First direct measurement of Zeeman splitting in 6.7 GHz methanol masers, providing new insights into magnetic field strengths during high-mass star formation.

Findings

Magnetic fields are dynamically important in maser regions.

Zeeman splitting detected in 17 out of 24 sources.

Estimated magnetic field strength of 23 mG in maser regions.

Abstract

Context: The role of magnetic fields during high-mass star formation is a matter of fierce debate, yet only a few direct probes of magnetic field strengths are available. Aims: The magnetic field is detected in a number of massive star-forming regions through polarization observations of 6.7 GHz methanol masers.

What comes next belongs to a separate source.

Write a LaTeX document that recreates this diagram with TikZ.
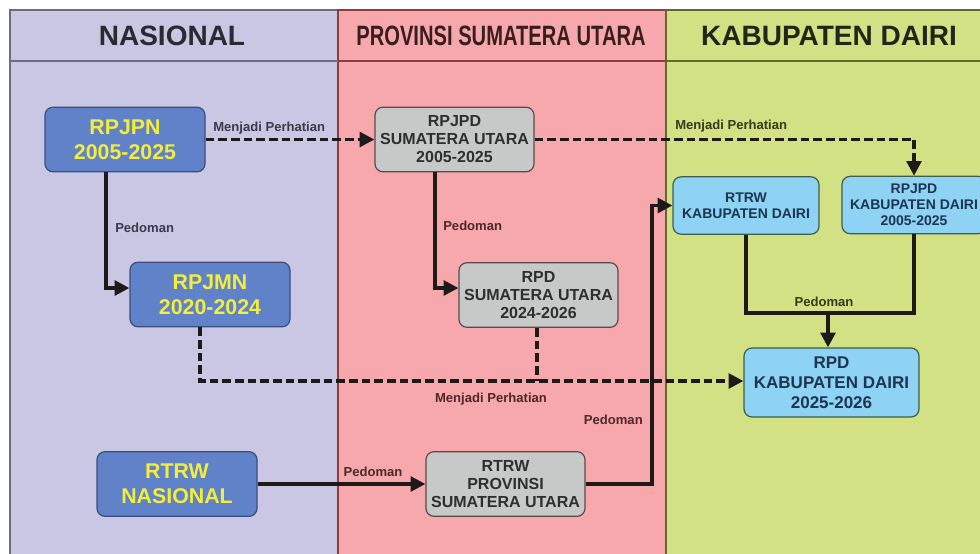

Although these masers are the most abundant of the maser species occurring during high-mass star formation, most magnetic field measurements in the high-density gas currently come from OH and H2 O maser observations. Methods: The 100-m Effelsberg telescope was used to measure the Zeeman splitting of 6.7 GHz methanol masers for the first time. The observations were performed on a sample of 24 bright northern maser sources. Results: Significant Zeeman splitting is detected in 17 of the sources with an average magnitude of 0.56 m/s . Using the current best estimate of the 6.7 GHz methanol maser Zeeman splitting coefficient and a geometrical correction, this corresponds to an absolute magnetic field strength of 23 mG in the methanol maser region. Conclusions: The magnetic field is dynamically important in the dense maser regions. No clear relation is found with the available OH maser magnetic field measurements. The general sense of direction of the magnetic field is consistent with other Galactic magnetic field measurements, although a few of the masers display a change of direction between different maser features. Due to the abundance of methanol masers, measuring their Zeeman splitting provides the opportunity to construct a comprehensive sample of magnetic fields in high-mass star-forming regions.